Dáil debates

Thursday, 20 May 2021

Nursing Homes Support Scheme (Amendment) Bill 2021: Second Stage (Resumed)

 

1:15 pm

Photo of Marian HarkinMarian Harkin (Sligo-Leitrim, Independent) | Oireachtas source

I am sharing the last three minutes with Deputy Fitzmaurice. Yesterday, at the start of my intervention, I welcomed this Bill and I thanked the Minister of State for bringing it forward. It is good legislation which protects the productive income from the farm or business and that is what is most important.

My understanding is that if someone has been in care for over three years, once he or she appoints a successor, he or she will no longer have to pay the 7.5% contribution based on his or her asset. If someone is in care for two years and ten months and appoints a successor, does he or she have to pay just the two months or the entire three years to bring it up to the three-year cap? I do not know the answer to that question and I hope the Minister of State will clarify this for me in her reply. I hope it is the latter case.

I want to return to an issue I have spoken about before, which is the increasing challenges being faced by private nursing homes, especially some smaller ones in rural areas. We are talking about a fair deal, so it has to be a fair deal for everybody. The average weekly fee in 2018 for public nursing homes was €1,564, whereas it was €968 for private nursing homes. I recognise in some specific cases, those with more complex needs may be more likely to be cared for in a public nursing home. Nonetheless, the vast majority of people are being cared for in their locality.

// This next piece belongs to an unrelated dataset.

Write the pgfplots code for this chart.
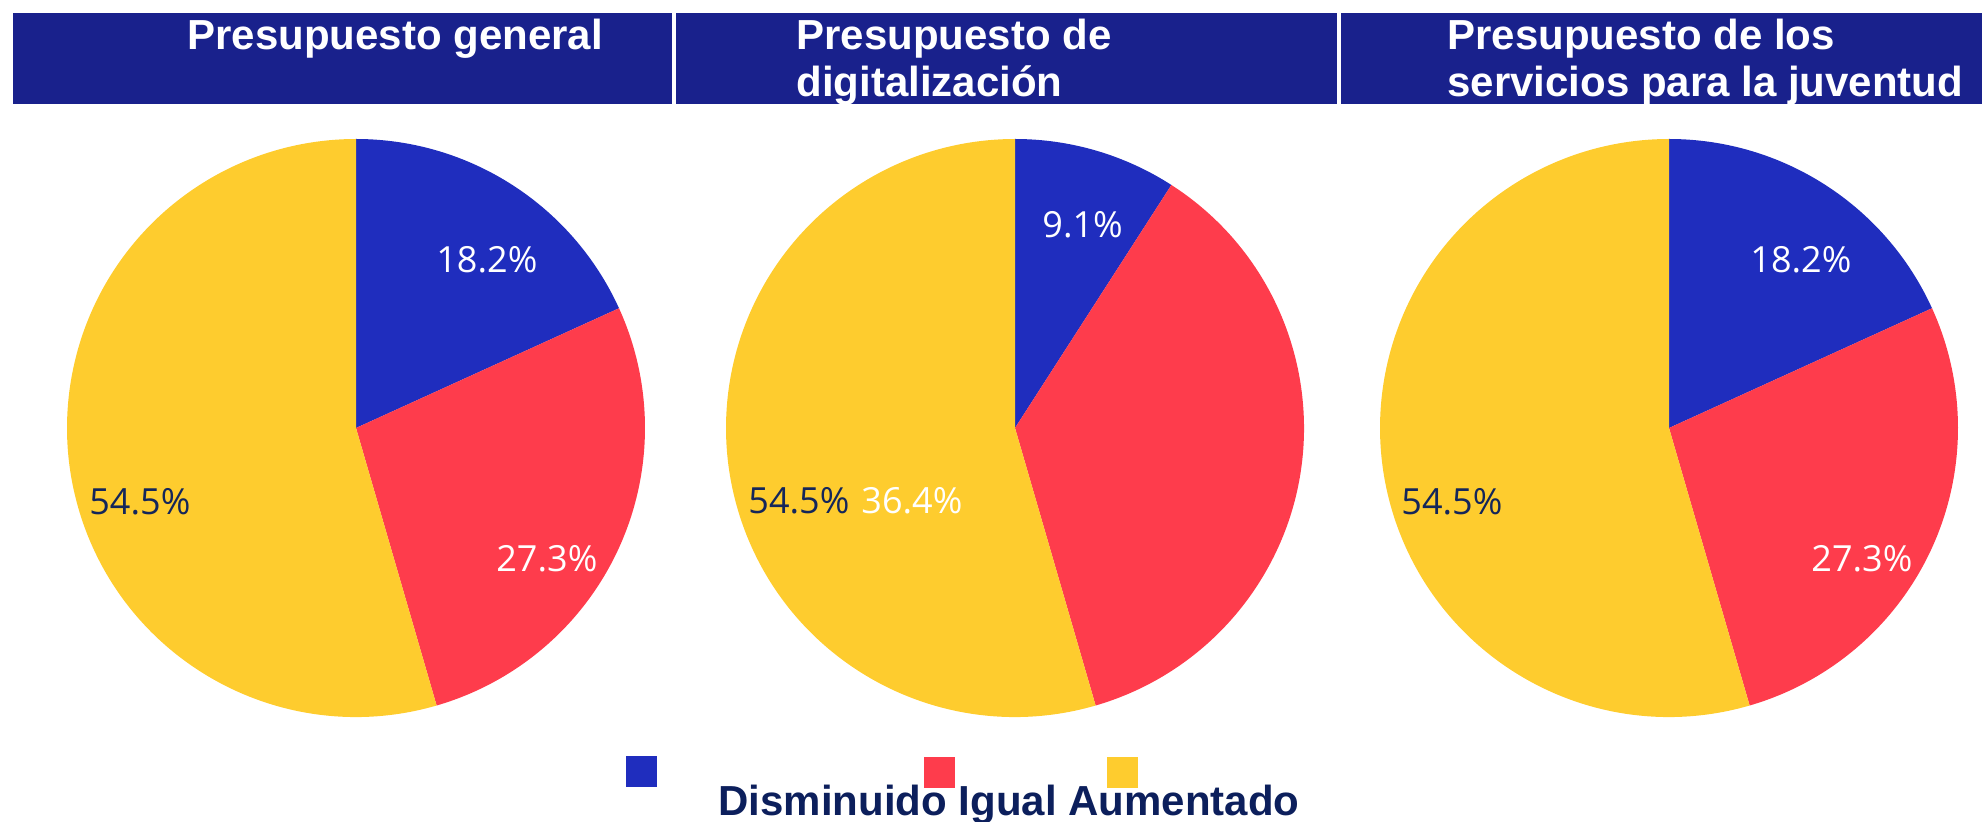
\documentclass[border=0pt]{standalone}
\usepackage{pgfplots}
\pgfplotsset{compat=1.18}
\usepackage{fontspec}
\setmainfont{Liberation Sans}
\newfontfamily\lab{Open Sans}
\definecolor{cblue}{RGB}{31,45,190}
\definecolor{cred}{RGB}{254,60,76}
\definecolor{cyel}{RGB}{254,204,46}
\definecolor{hdr}{RGB}{25,33,140}
\definecolor{navy}{RGB}{12,31,92}
\definecolor{labnavy}{RGB}{20,38,90}
% slice: cx, cy, start percent, percent, colour (radius 289 px = 144.5pt)
\newcommand\slice[5]{%
  \fill[#5] (axis cs:#1,#2) -- ++({90-3.6*#3}:144.5pt)
    arc[start angle={90-3.6*#3}, end angle={90-3.6*(#3+#4)}, radius=144.5pt] -- cycle;}
\newcommand\lbl[4]{\node[anchor=base west, inner sep=0pt, text=#3, font=\lab\fontsize{18}{20}\selectfont] at (axis cs:#1,#2) {#4};}
\newcommand\hd[3]{\node[anchor=base west, inner sep=0pt, text=white, font=\bfseries\fontsize{21}{24}\selectfont] at (axis cs:#1,#2) {#3};}
\begin{document}
\begin{tikzpicture}
\begin{axis}[
  scale only axis, width=991pt, height=411pt,
  xmin=0, xmax=1982, ymin=0, ymax=822, y dir=reverse,
  hide axis, clip=false]
% header bars
\fill[hdr] (axis cs:13,13) rectangle (axis cs:672,104);
\fill[hdr] (axis cs:676,13) rectangle (axis cs:1337,104);
\fill[hdr] (axis cs:1341,13) rectangle (axis cs:1982,104);
\hd{187}{50}{Presupuesto general}
\hd{796}{50}{Presupuesto de}
\hd{796}{97}{digitalización}
\hd{1447}{50}{Presupuesto de los}
\hd{1447}{97}{servicios para la juventud}
% pie 1: Presupuesto general
\slice{356}{428}{0}{18.2}{cblue}
\slice{356}{428}{18.2}{27.3}{cred}
\slice{356}{428}{45.5}{54.5}{cyel}
% pie 2: digitalizacion
\slice{1015}{428}{0}{9.1}{cblue}
\slice{1015}{428}{9.1}{36.4}{cred}
\slice{1015}{428}{45.5}{54.5}{cyel}
% pie 3: juventud
\slice{1669}{428}{0}{18.2}{cblue}
\slice{1669}{428}{18.2}{27.3}{cred}
\slice{1669}{428}{45.5}{54.5}{cyel}
% labels
\lbl{436}{273}{white}{18.2\%}
\lbl{496}{572}{white}{27.3\%}
\lbl{89}{515}{labnavy}{54.5\%}
\lbl{1042}{238}{white}{9.1\%}
\lbl{748}{514}{labnavy}{54.5\%}
\lbl{861}{514}{white}{36.4\%}
\lbl{1750}{273}{white}{18.2\%}
\lbl{1811}{572}{white}{27.3\%}
\lbl{1401}{515}{labnavy}{54.5\%}
% legend
\fill[cblue] (axis cs:626,756) rectangle (axis cs:657,787);
\fill[cred] (axis cs:924,757) rectangle (axis cs:955,788);
\fill[cyel] (axis cs:1107,757) rectangle (axis cs:1138,788);
\node[anchor=base west, inner sep=0pt, text=navy, font=\bfseries\fontsize{21}{24}\selectfont] at (axis cs:718,816) {Disminuido Igual Aumentado};
\end{axis}
\pgfresetboundingbox
\path (current axis.south west) rectangle (current axis.north east);
\end{tikzpicture}
\end{document}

In my constituency, public nursing homes cost the State 60% more in County Sligo, 68% more in County Leitrim, 70% more in County Roscommon and 81% more in County Donegal. All nursing homes, public or private, must operate to the same standards and I am not, for one instance, suggesting we pay public nursing homes less, but we have to look at paying private nursing homes more.

Back in 2015, a review of systems for setting prices under the nursing homes support scheme was set up by the then Minister for Health, Deputy Varadkar. It was supposed to report back in 2017. Before Christmas, I asked the Tánaiste why that report had not been published. I still do not know why, and it still has not been published today. Why is that? It seems fundamentally unjust to commission a review of pricing policy in the sector in 2015 and to leave nursing home owners waiting on its recommendations six years later. It was needed then; it would not have been commissioned if it was not.

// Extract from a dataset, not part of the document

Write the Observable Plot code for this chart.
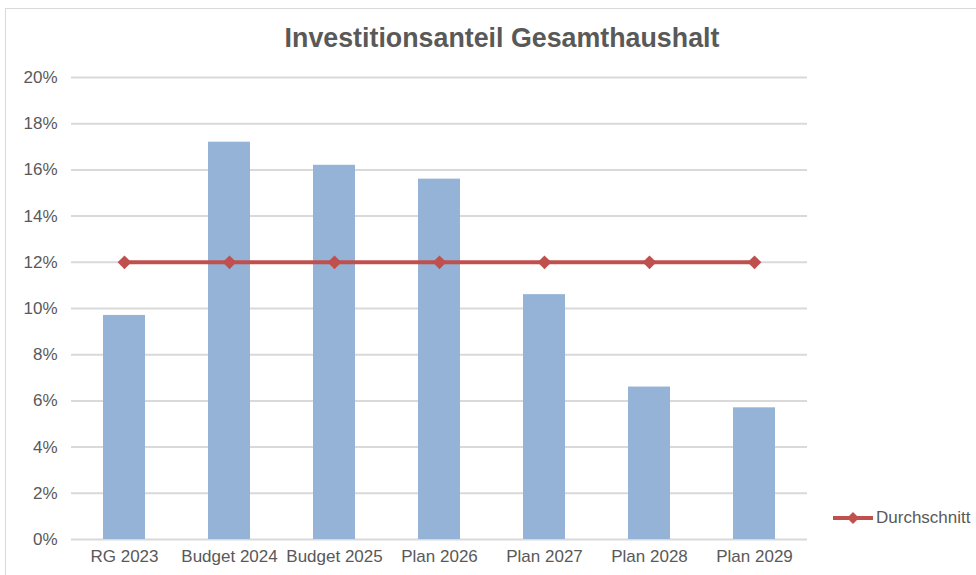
<!DOCTYPE html>
<html>
<head>
<meta charset="utf-8">
<script src="https://cdn.jsdelivr.net/npm/d3@7"></script>
<script src="https://cdn.jsdelivr.net/npm/@observablehq/plot@0.6"></script>
<style>
  html, body { margin: 0; padding: 0; background: #fff; overflow: hidden; }
  #chart { position: relative; width: 976px; height: 575px; font-family: "Liberation Sans", Arial, sans-serif; }
  #frame { position: absolute; left: 5px; top: 8px; width: 1000px; height: 600px; border: 1px solid #d9d9d9; box-sizing: border-box; }
  #title { position: absolute; left: 5px; width: 994px; top: 21px; text-align: center; font-weight: bold; font-size: 26.8px; color: #595959; line-height: 34px; }
  #plot { position: absolute; left: 0; top: 0; }
  #legend { position: absolute; left: 832px; top: 508px; display: flex; align-items: center; font-size: 17px; color: #595959; }
</style>
</head>
<body>
<div id="chart">
  <div id="frame"></div>
  <div id="plot"></div>
  <div id="title">Investitionsanteil Gesamthaushalt</div>
  <div id="legend"></div>
</div>
<script>
const categories = ["RG 2023", "Budget 2024", "Budget 2025", "Plan 2026", "Plan 2027", "Plan 2028", "Plan 2029"];
const anteil = [0.097, 0.172, 0.162, 0.156, 0.106, 0.066, 0.057];
const durchschnitt = [0.12, 0.12, 0.12, 0.12, 0.12, 0.12, 0.12];
const yTicks = [0, 0.02, 0.04, 0.06, 0.08, 0.10, 0.12, 0.14, 0.16, 0.18, 0.20];
const seriesName = "Durchschnitt";

const barColor = "#95B3D7";
const lineColor = "#C0504D";

const bars = categories.map((c, i) => ({cat: c, val: anteil[i]}));
const avg = categories.map((c, i) => ({cat: c, val: durchschnitt[i]}));

const chart = Plot.plot({
  width: 976,
  height: 575,
  marginLeft: 71,
  marginRight: 169,
  marginTop: 77,
  marginBottom: 36,
  style: { fontFamily: "'Liberation Sans', Arial, sans-serif", fontSize: "17px", color: "#595959", background: "transparent" },
  x: { domain: categories, paddingInner: 0.6, paddingOuter: 0.3, align: 0.5, label: null },
  y: { domain: [0, 0.2], label: null },
  marks: [
    Plot.ruleY(yTicks, { stroke: "#d9d9d9", strokeWidth: 2 }),
    Plot.barY(bars, { x: "cat", y: "val", fill: barColor }),
    Plot.line(avg, { x: "cat", y: "val", stroke: lineColor, strokeWidth: 4 }),
    Plot.dot(avg, { x: "cat", y: "val", symbol: "diamond2", r: 6.2, fill: lineColor, stroke: "none" }),
    Plot.axisY({ ticks: yTicks, tickFormat: d3.format(".0%"), tickSize: 0, tickPadding: 14, label: null }),
    Plot.axisX({ tickSize: 0, tickPadding: 10, label: null })
  ]
});
document.getElementById("plot").appendChild(chart);

const lg = document.getElementById("legend");
const ns = "http://www.w3.org/2000/svg";
const s = document.createElementNS(ns, "svg");
s.setAttribute("width", 42); s.setAttribute("height", 20);
s.innerHTML = `<line x1="1" y1="10" x2="41" y2="10" stroke="${lineColor}" stroke-width="4"/>` +
  `<path d="M21,4 L27,10 L21,16 L15,10 Z" fill="${lineColor}"/>`;
lg.appendChild(s);
const t = document.createElement("span");
t.textContent = seriesName;
t.style.marginLeft = "2px";
lg.appendChild(t);
</script>
</body>
</html>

The truth is that many of those private nursing home owners are barely hanging on. I have spoken to many of them in my constituency and they are under serious pressure financially. They cannot compete with the HSE when it comes to terms and conditions for their staff, even though they want to do so because they have top-class staff. They have difficulty in retaining staff. If some of those nursing homes close, the State will have to step in, which will mean greater cost to the taxpayer. Foreign investment is already coming into the sector. I am not saying it is like the housing sector but there are parallels. That is not negative in itself but it changes the dynamic. We need to take a more holistic view of our procurement model and we must never equate value for money with a race to the bottom. I am not saying that is happening; I am just sounding warning bells.

I ask the Minister of State to publish the review of the systems for setting prices under the nursing homes support scheme. I have given plenty of anecdotal evidence about the need for that review to be published and acted upon, and I am sure other Deputies will do the same, but I am not just relying on anecdotal evidence. I have read HIQA's yearly overview reports and what they say is very clear. The 2017 report notes:

In 2017, five registered providers advised HIQA that they had made a decision to close their nursing home. The five nursing homes [were] all small centres with less than 40 residents...

In 2018, HIQA stated that "smaller nursing homes — which often provide a more homely environment — are closing voluntarily due to concerns over their financial viability." The 2019 report read:

The nursing home sector in Ireland has changed considerably in terms of the size of new centres ... [and many of] these new centres are largely concentrated in the east of the country, particularly in Dublin. At the same time, smaller centres are closing across the country, presenting a challenge to rural communities.

It is happening. We need a vision for the sector and that vision must be underpinned by the resources necessary to deliver it.